Miles unlike the obviously crazy atomu, who probably needs a brain transplant or at least an A for irrelevance, you at least grappled with the data.
If you read more carefully you will find I'm saying that the Americans who earlier had supported Saddam against Iran had begun to change their tune in 1984-1985 when Rumsfeld signalled to Saddam that the Americans were getting upset by his regime's human rights abuses.
I suggest you google Gosden's testimony before those Senate Committees, it was heart wrenching stuff which had a profound effect on the hearers, and it was one of those turning points in Congress's thinking about Iraq.
Then you need to read the ILA 1998 to realise that it was not merely Halabja but the way in which Saddam's secret police state terrorised "friend" and foe alike. The barbaric recent behaviour and indiscriminate targeting of Iraqi civilians, by some elements of the contemporary insurgency, gives one an insight into what Saddam's "terrorist" state was like. The difference then being that similar acts were performed by an arm of the state viz.the Secret Police as well as his Fayadeen militias.
No Miles it was not just Halabja but a long history of state terrorism, ethnic cleansing programs in the north , Marsh Arabs displacement in the south and the massacre of the shiites who rose up against Saddam after the first gulf war.That does not exhaust the list as you know. And of course that (Kuwait) war. All of that was what the US Congress became familiar with and which helped produce the ILA 1998.

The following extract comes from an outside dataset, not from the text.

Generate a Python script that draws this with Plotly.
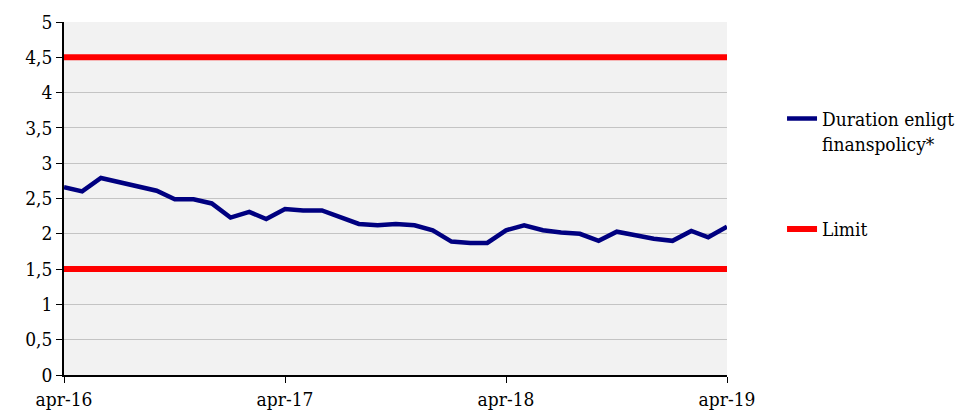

If you are unaware of this history of a growing anti-Saddam bias that developed up til 1998, then beyond, you will never understand why the Congress, GOP and Democrat alike, gave Bush, the Green light to remove Saddam, in a Congress vote in October 2002. The NIE October 2002 report on closer examination did have some flaws that I suggest were overlooked by Congress because it was already in the mood to remove Saddam.

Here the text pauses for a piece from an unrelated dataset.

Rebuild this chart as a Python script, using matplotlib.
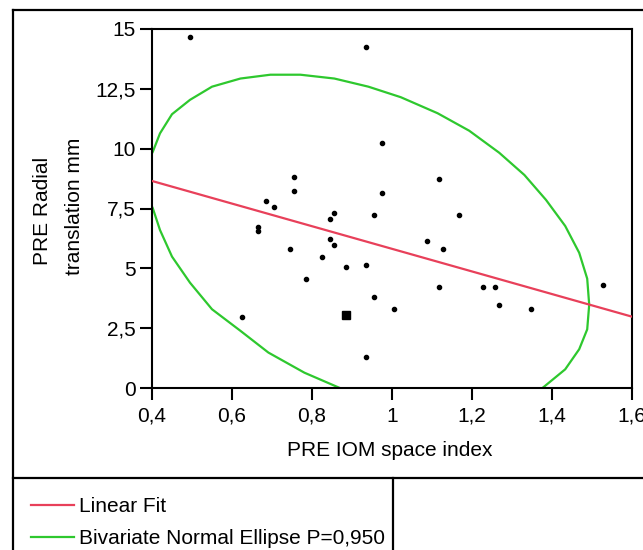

I did a bit of googling when the thought occurred to me just prior to the invasion that even if Saddam had WMD and tried to use them against the US he and Iraq would be history in a flash. So when I found the ILA 1998, I realised that the US Congress already had Saddam on the "remove from office" list well before Bush came to office and before 9/11.

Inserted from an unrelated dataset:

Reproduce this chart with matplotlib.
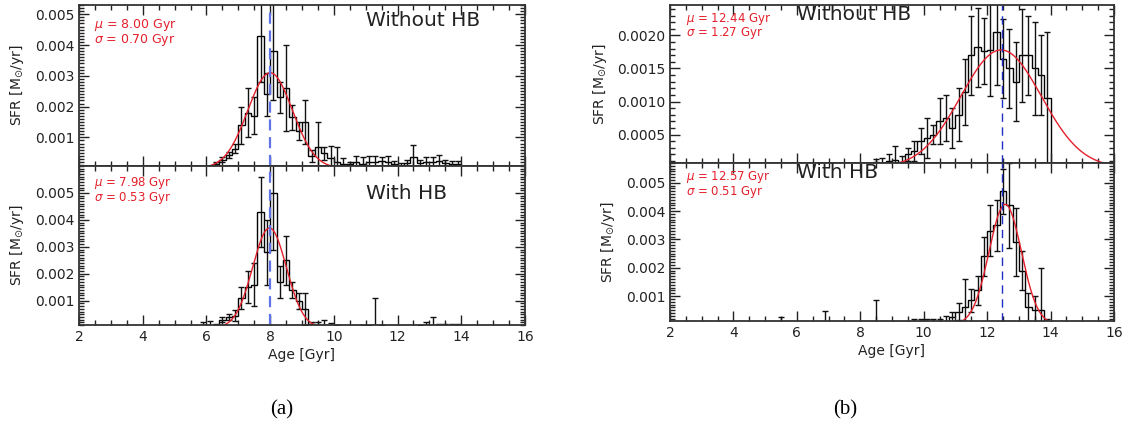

It's unlikely Clinton, who failed miserably in response to the Rwandan crisis would do anymore than send those few missiles into Baghdad as in Dec 1998, that killed a few innocent civilians as his response to the ILA but in Bush we had a bit of a maddie who took the ILA seriously and probably assumed the framers meant what they said about removing Saddam. I see 9/11 as providing a political environment that enabled the goal of the ILA to be more quickly effected.
Further you need to read Hillary's Oct. 2002 Senate speech, in which she gave Bush the OK to take out Saddam, to understand why American lefties call her the 20 foot Queenie and consider her as much a militarist, in the thrall of the US industrial/military complex as they do Bush.
So what I'm saying Miles is that my little theory is backed up by the last few decades of US Congress history and helps explain much including why the netroots US anti-war movement ,even with Pelosi and Reid in charge of the House and Senate has been going backwards in their attempts to stop the "civil" war and bring the troops home.